# YOUR INSTRUCTIONS:
Please print exactly the lines below, from the start of the material up to and including the line with "(1472,16) rectangle (2084,1092);", but none of the pictures.

# SOURCE MATERIAL:

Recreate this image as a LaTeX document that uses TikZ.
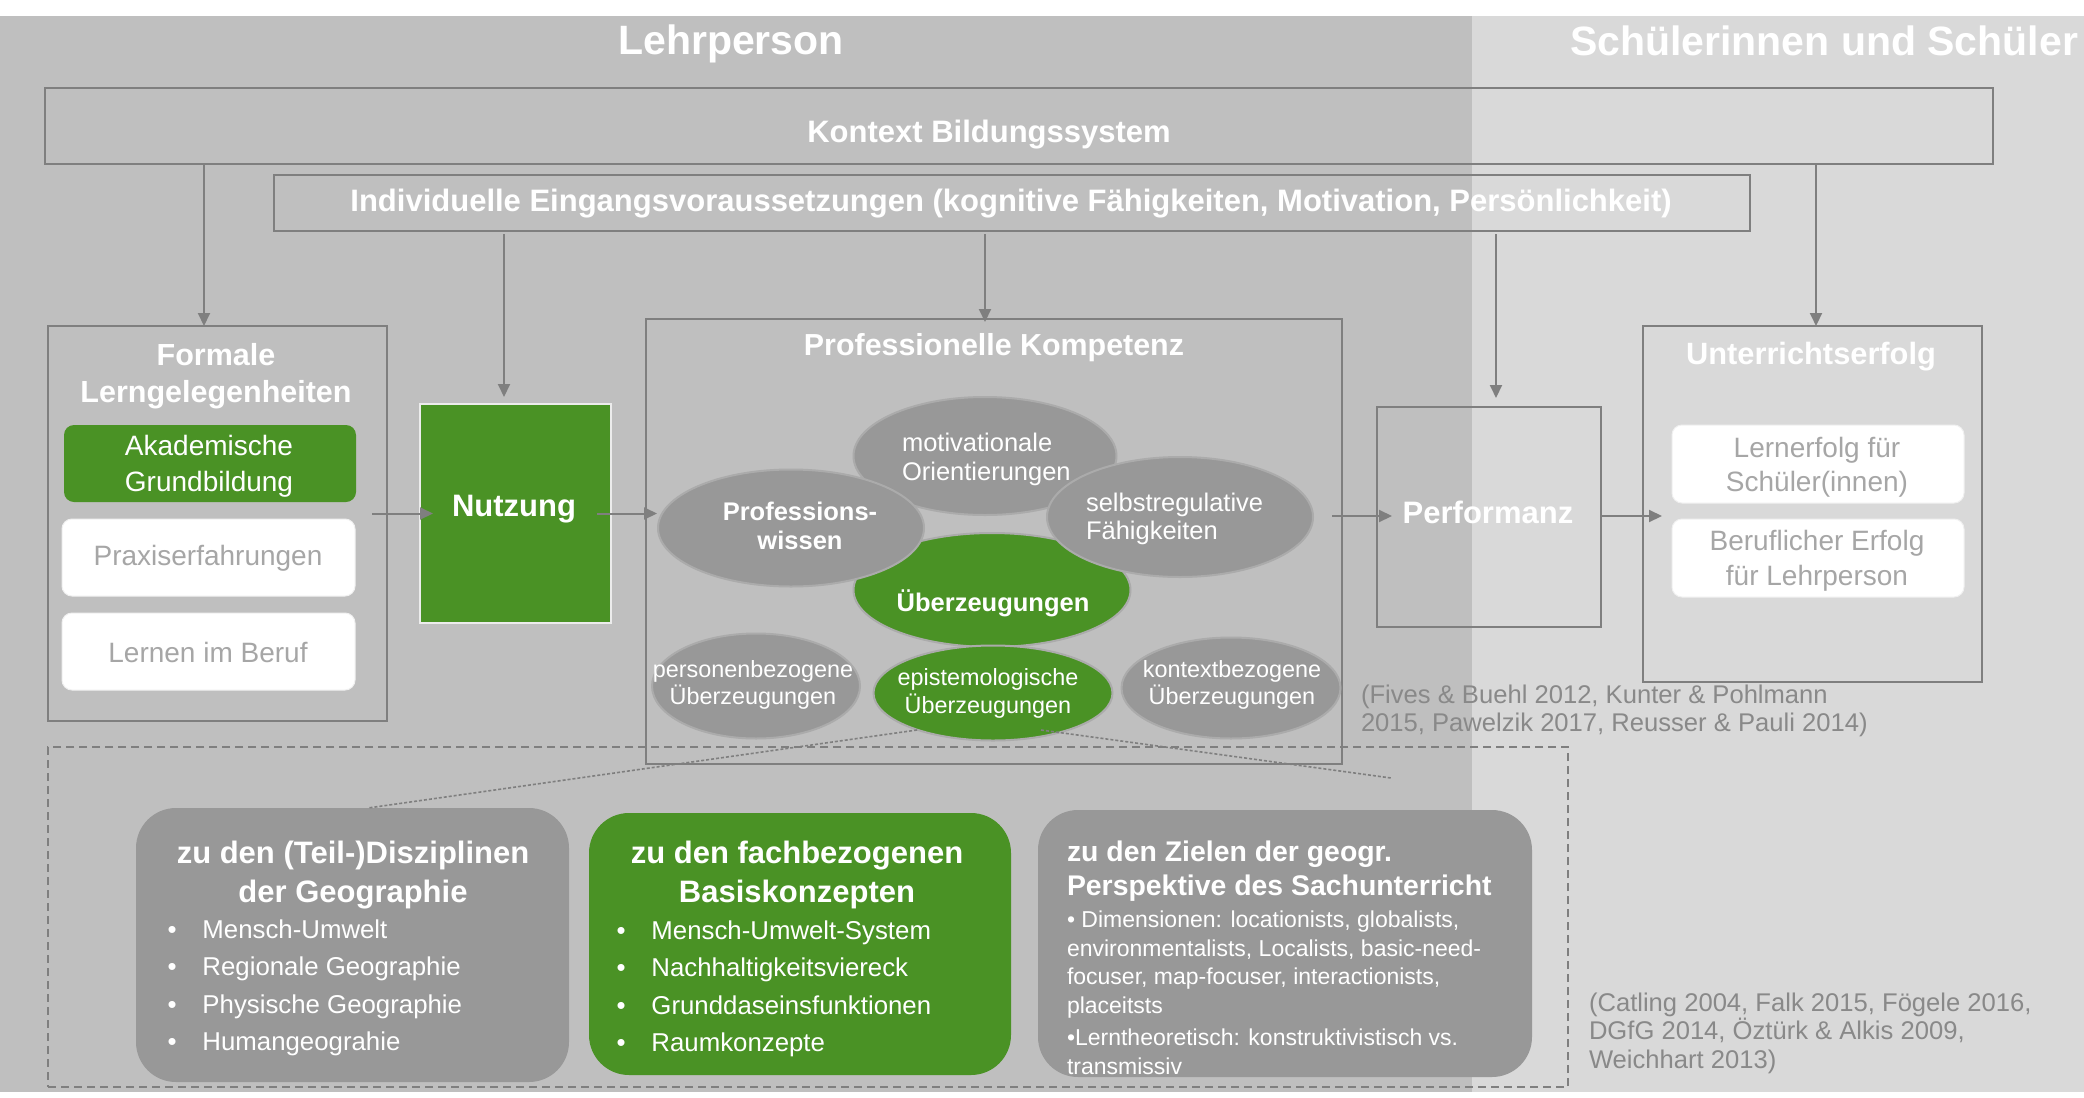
\documentclass[tikz,border=0pt]{standalone}
\usepackage{fontspec}
\setmainfont{Liberation Sans}
\usetikzlibrary{shapes.geometric,arrows.meta,calc}

\definecolor{bgdark}{HTML}{BFBFBF}
\definecolor{bglight}{HTML}{D9D9D9}
\definecolor{framegray}{HTML}{7F7F7F}
\definecolor{leaf}{HTML}{4A9225}
\definecolor{blob}{HTML}{989898}
\definecolor{blobrim}{HTML}{ABABAB}
\definecolor{softtext}{HTML}{A6A6A6}
\definecolor{citetext}{HTML}{898989}

\newcommand\fs[2]{\fontsize{#1}{#2}\selectfont}
\newcommand\bul{\makebox[17.5pt][l]{•}}

\begin{document}
\begin{tikzpicture}[x=0.5pt,y=-0.5pt,
  every node/.style={inner sep=0pt,outer sep=0pt},
  frame/.style={rectangle,draw=framegray,line width=1pt},
  card/.style={rectangle,rounded corners=5pt,fill=white,draw=white!88!gray,line width=0.5pt},
  greencard/.style={rectangle,rounded corners=5pt,fill=leaf},
  bigcard/.style={rectangle,rounded corners=20pt,fill=blob},
  ell/.style={ellipse,fill=blob,draw=blobrim,line width=1pt},
  gell/.style={ell,fill=leaf},
  wtxt/.style={text=white,align=center},
  stxt/.style={text=softtext,align=center},
  ctxt/.style={text=citetext,align=left,anchor=west,font=\fs{12.8pt}{14.25pt}},
  arr/.style={draw=framegray,line width=1pt,-{Triangle[length=6.5pt,width=6pt]}},
  zoomline/.style={draw=framegray,line width=0.8pt,dash pattern=on 1.5pt off 1pt},
  dashframe/.style={rectangle,draw=framegray,line width=0.7pt,dash pattern=on 4pt off 2.5pt}
]
\useasboundingbox (0,0) rectangle (2084,1098);
\fill[white] (0,0) rectangle (2084,1098);
% two columns: teacher side and pupil side
\fill[bgdark] (0,16) rectangle (1472,1092);
\fill[bglight] (1472,16) rectangle (2084,1092);

\node[wtxt,font=\fs{20.5pt}{24pt}\bfseries] (tlehr) at (731,44) {Lehrperson};
\node[wtxt,font=\fs{20.5pt}{24pt}\bfseries] (tschueler) at (1824,41) {Schülerinnen und Schüler};

% frames of the upper model
\node[frame,minimum width=974pt,minimum height=38pt] (kontext) at (1019,126) {};
\node[wtxt,font=\fs{15.5pt}{18pt}\bfseries] (tkontext) at (989,135) {Kontext Bildungssystem};
\node[frame,minimum width=738pt,minimum height=28pt] (indiv) at (1012,203) {};
\node[wtxt,font=\fs{15.5pt}{18pt}\bfseries] (tindiv) at (1011,204) {Individuelle Eingangsvoraussetzungen (kognitive Fähigkeiten, Motivation, Persönlichkeit)};

\node[frame,minimum width=169.5pt,minimum height=197.5pt] (formale) at (217.5,523.5) {};
\node[wtxt,font=\fs{15.25pt}{18.5pt}\bfseries] (tformale) at (216,376) {Formale\\Lerngelegenheiten};
\node[greencard,minimum width=146pt,minimum height=38.5pt] (akad) at (210,463.5) {};
\node[wtxt,font=\fs{14pt}{18pt}] (takad) at (209,466) {Akademische\\Grundbildung};
\node[card,minimum width=146.5pt,minimum height=38.5pt] (praxis) at (208.5,557.5) {};
\node[stxt,font=\fs{14pt}{18pt}] (tpraxis) at (208,558) {Praxiserfahrungen};
\node[card,minimum width=146.5pt,minimum height=38.5pt] (lernen) at (208.5,651.5) {};
\node[stxt,font=\fs{14pt}{18pt}] (tlernen) at (208,652) {Lernen im Beruf};

\node[rectangle,fill=leaf,draw=white!85!gray,line width=0.7pt,minimum width=95.5pt,minimum height=109.5pt] (nutzung) at (515.5,513.5) {};
\node[wtxt,font=\fs{15.5pt}{18pt}\bfseries] (tnutzung) at (514,509) {Nutzung};

\node[frame,minimum width=348pt,minimum height=222.5pt] (prof) at (994,541.5) {};
\node[wtxt,font=\fs{15.2pt}{18pt}\bfseries] (tprof) at (994,348) {Professionelle Kompetenz};

% facets of professional competence
\node[ell,minimum width=131.5pt,minimum height=59pt] (motiv) at (985,456) {};
\node[gell,minimum width=138.5pt,minimum height=57pt] (ueberz) at (992,590) {};
\node[ell,minimum width=133pt,minimum height=58.5pt] (profw) at (791,528) {};
\node[ell,minimum width=133pt,minimum height=60pt] (selbst) at (1180,517) {};
\node[ell,minimum width=104pt,minimum height=52.5pt] (pers) at (756,686) {};
\node[ell,minimum width=109.5pt,minimum height=50.5pt] (kontxt) at (1231,688) {};
\node[gell,minimum width=119.5pt,minimum height=47.5pt] (epist) at (993,693) {};

\node[text=white,align=left,anchor=west,font=\fs{12.75pt}{14.5pt}] (tmotiv) at (902,459) {motivationale\\Orientierungen};
\node[wtxt,font=\fs{12.75pt}{14.5pt}\bfseries] (tprofw) at (800,526) {Professions-\\wissen};
\node[text=white,align=left,anchor=west,font=\fs{12.75pt}{13.75pt}] (tselbst) at (1086,519) {selbstregulative\\Fähigkeiten};
\node[wtxt,font=\fs{12.75pt}{15pt}\bfseries] (tueberz) at (993,603) {Überzeugungen};
\node[wtxt,font=\fs{11.7pt}{13.5pt}] (tpers) at (753,685) {personenbezogene\\Überzeugungen};
\node[wtxt,font=\fs{11.7pt}{14pt}] (tepist) at (988,693) {epistemologische\\Überzeugungen};
\node[wtxt,font=\fs{11.7pt}{13.5pt}] (tkontxt) at (1232,685) {kontextbezogene\\Überzeugungen};

\node[frame,minimum width=112pt,minimum height=110pt] (performanz) at (1489,517) {};
\node[wtxt,font=\fs{15.5pt}{18pt}\bfseries] (tperf) at (1488,512) {Performanz};

\node[frame,minimum width=169.5pt,minimum height=178pt] (unterricht) at (1812.5,504) {};
\node[wtxt,font=\fs{15.4pt}{18pt}\bfseries] (tunterricht) at (1811,357) {Unterrichtserfolg};
\node[card,minimum width=146pt,minimum height=39pt] (lernerfolg) at (1818,464) {};
\node[stxt,font=\fs{14pt}{17.25pt}] (tlernerfolg) at (1817,467) {Lernerfolg für\\Schüler(innen)};
\node[card,minimum width=146pt,minimum height=39pt] (beruf) at (1818,558) {};
\node[stxt,font=\fs{14pt}{17.5pt}] (tberuf) at (1817,561) {Beruflicher Erfolg\\für Lehrperson};

\node[ctxt] (cite1) at (1361,711) {(Fives \& Buehl 2012, Kunter \& Pohlmann\\2015, Pawelzik 2017, Reusser \& Pauli 2014)};

% zoomed detail: epistemological beliefs
\node[dashframe,minimum width=760pt,minimum height=170pt] (detail) at (808,917) {};
\coordinate (zoomR) at (1391,778);

\node[bigcard,minimum width=216.5pt,minimum height=137pt] (box1) at (352.5,945) {};
\node[wtxt,font=\fs{15.5pt}{19.5pt}\bfseries] (tbox1) at (353,875) {zu den (Teil-)Disziplinen\\der Geographie};
\node[text=white,align=left,anchor=west,font=\fs{12.9pt}{18.75pt}] (lbox1) at (167.5,988) {\bul Mensch-Umwelt\\\bul Regionale Geographie\\\bul Physische Geographie\\\bul Humangeograhie};

\node[bigcard,fill=leaf,minimum width=211pt,minimum height=131pt] (box2) at (800,944) {};
\node[wtxt,font=\fs{15.5pt}{19.5pt}\bfseries] (tbox2) at (797,875) {zu den fachbezogenen\\Basiskonzepten};
\node[text=white,align=left,anchor=west,font=\fs{12.9pt}{18.75pt}] (lbox2) at (616.5,989) {\bul Mensch-Umwelt-System\\\bul Nachhaltigkeitsviereck\\\bul Grunddaseinsfunktionen\\\bul Raumkonzepte};

\node[bigcard,minimum width=247pt,minimum height=133.5pt] (box3) at (1285,943.5) {};
\node[text=white,align=left,anchor=west,font=\fs{14.2pt}{17pt}\bfseries] (tbox3) at (1067,871) {zu den Zielen der geogr.\\Perspektive des Sachunterricht};
\node[text=white,align=left,anchor=west,font=\fs{11.5pt}{14.25pt}] (lbox3) at (1067,993) {• Dimensionen: locationists, globalists,\\environmentalists, Localists, basic-need-\\focuser, map-focuser, interactionists,\\placeitsts\\[2pt]•Lerntheoretisch: konstruktivistisch vs.\\transmissiv};

\node[ctxt] (cite2) at (1589,1033) {(Catling 2004, Falk 2015, Fögele 2016,\\DGfG 2014, Öztürk \& Alkis 2009,\\Weichhart 2013)};

\draw[zoomline] ($(epist.center)+(-76,37)$) -- ($(box1.north)+(15.5,0)$);
\draw[zoomline] ($(epist.center)+(48,37)$) -- (zoomR);

% influences from the context
\draw[arr] ($(formale.north |- kontext.south)+(-13.5,0)$) -- ($(formale.north)+(-13.5,0)$);
\draw[arr] ($(unterricht.north |- kontext.south)+(3.5,0)$) -- ($(unterricht.north)+(3.5,0)$);
\draw[arr] ($(nutzung.north |- indiv.south)+(-11.5,3)$) -- ($(nutzung.north)+(-11.5,-7)$);
\draw[arr] ($(prof.north |- indiv.south)+(-9,3)$) -- ($(prof.north)+(-9,3)$);
\draw[arr] ($(performanz.north |- indiv.south)+(7,3)$) -- ($(performanz.north)+(7,-9)$);

% main chain
\draw[arr] ($(formale.east |- nutzung.west)+(-15,0)$) -- ($(nutzung.west)+(13,0)$);
\draw[arr] ($(nutzung.east)+(-14,0)$) -- ($(prof.west |- nutzung.east)+(11,0)$);
\draw[arr] ($(prof.east |- performanz.west)+(-10,-1)$) -- ($(performanz.west)+(15,-1)$);
\draw[arr] ($(performanz.east)+(0,-1)$) -- ($(unterricht.west |- performanz.east)+(19,-1)$);
\end{tikzpicture}
\end{document}
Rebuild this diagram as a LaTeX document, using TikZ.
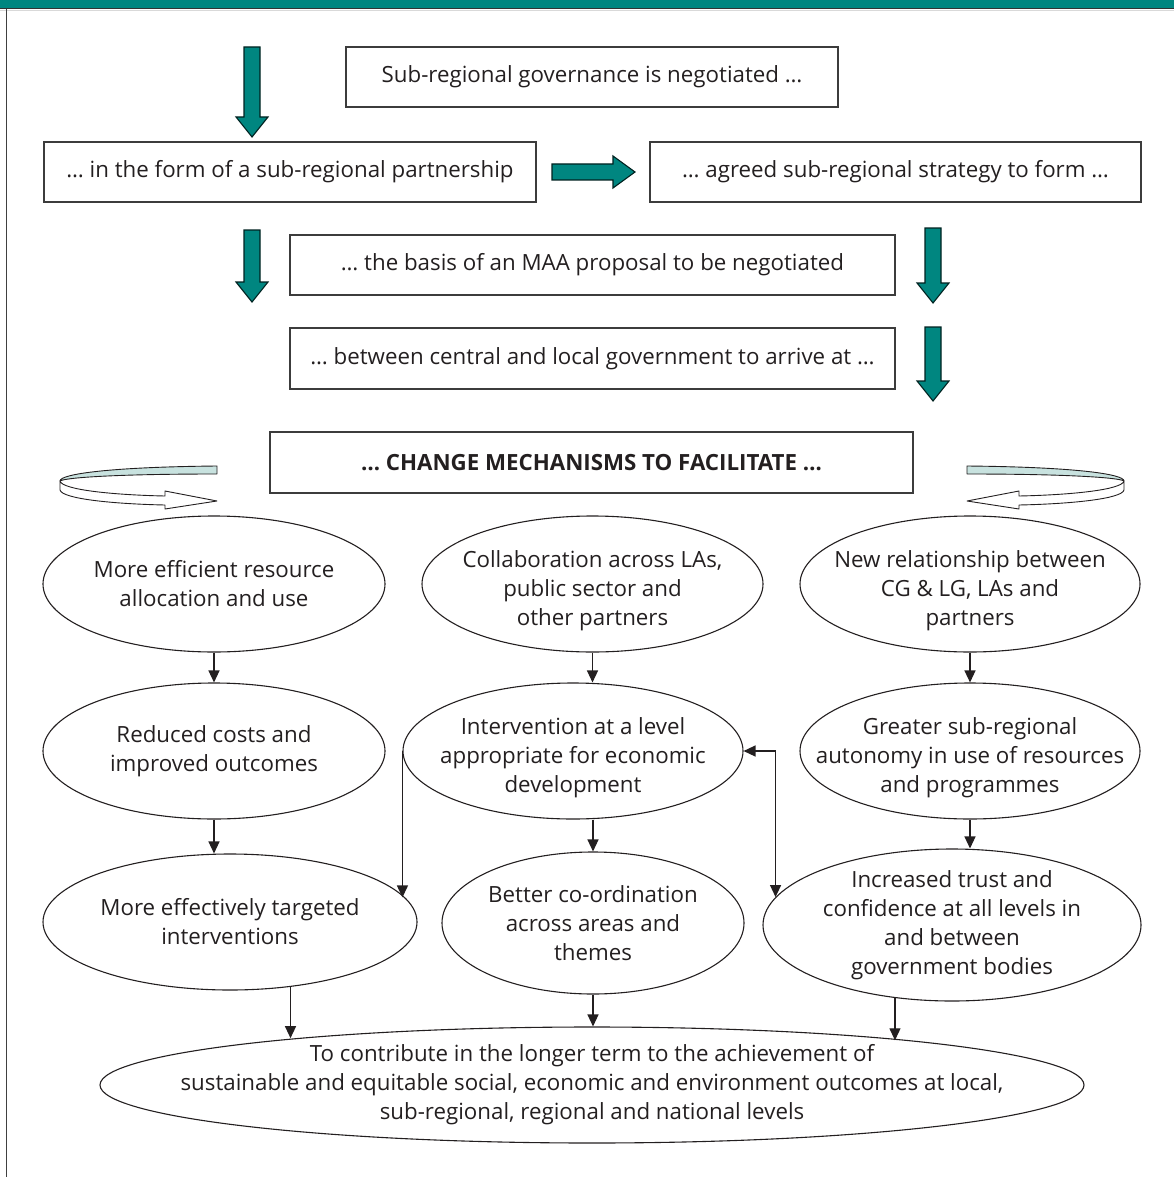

# PROBLEM SOLUTION:
Recreate this image as a LaTeX document that uses TikZ.
\documentclass[tikz,border=0pt]{standalone}
\usepackage{fontspec}
\setmainfont{Liberation Sans}
\usetikzlibrary{shapes.geometric,arrows.meta,calc}

\definecolor{bgdark}{HTML}{BFBFBF}
\definecolor{bglight}{HTML}{D9D9D9}
\definecolor{framegray}{HTML}{7F7F7F}
\definecolor{leaf}{HTML}{4A9225}
\definecolor{blob}{HTML}{989898}
\definecolor{blobrim}{HTML}{ABABAB}
\definecolor{softtext}{HTML}{A6A6A6}
\definecolor{citetext}{HTML}{898989}

\newcommand\fs[2]{\fontsize{#1}{#2}\selectfont}
\newcommand\bul{\makebox[17.5pt][l]{•}}

\begin{document}
\begin{tikzpicture}[x=0.5pt,y=-0.5pt,
  every node/.style={inner sep=0pt,outer sep=0pt},
  frame/.style={rectangle,draw=framegray,line width=1pt},
  card/.style={rectangle,rounded corners=5pt,fill=white,draw=white!88!gray,line width=0.5pt},
  greencard/.style={rectangle,rounded corners=5pt,fill=leaf},
  bigcard/.style={rectangle,rounded corners=20pt,fill=blob},
  ell/.style={ellipse,fill=blob,draw=blobrim,line width=1pt},
  gell/.style={ell,fill=leaf},
  wtxt/.style={text=white,align=center},
  stxt/.style={text=softtext,align=center},
  ctxt/.style={text=citetext,align=left,anchor=west,font=\fs{12.8pt}{14.25pt}},
  arr/.style={draw=framegray,line width=1pt,-{Triangle[length=6.5pt,width=6pt]}},
  zoomline/.style={draw=framegray,line width=0.8pt,dash pattern=on 1.5pt off 1pt},
  dashframe/.style={rectangle,draw=framegray,line width=0.7pt,dash pattern=on 4pt off 2.5pt}
]
\useasboundingbox (0,0) rectangle (2084,1098);
\fill[white] (0,0) rectangle (2084,1098);
% two columns: teacher side and pupil side
\fill[bgdark] (0,16) rectangle (1472,1092);
\fill[bglight] (1472,16) rectangle (2084,1092);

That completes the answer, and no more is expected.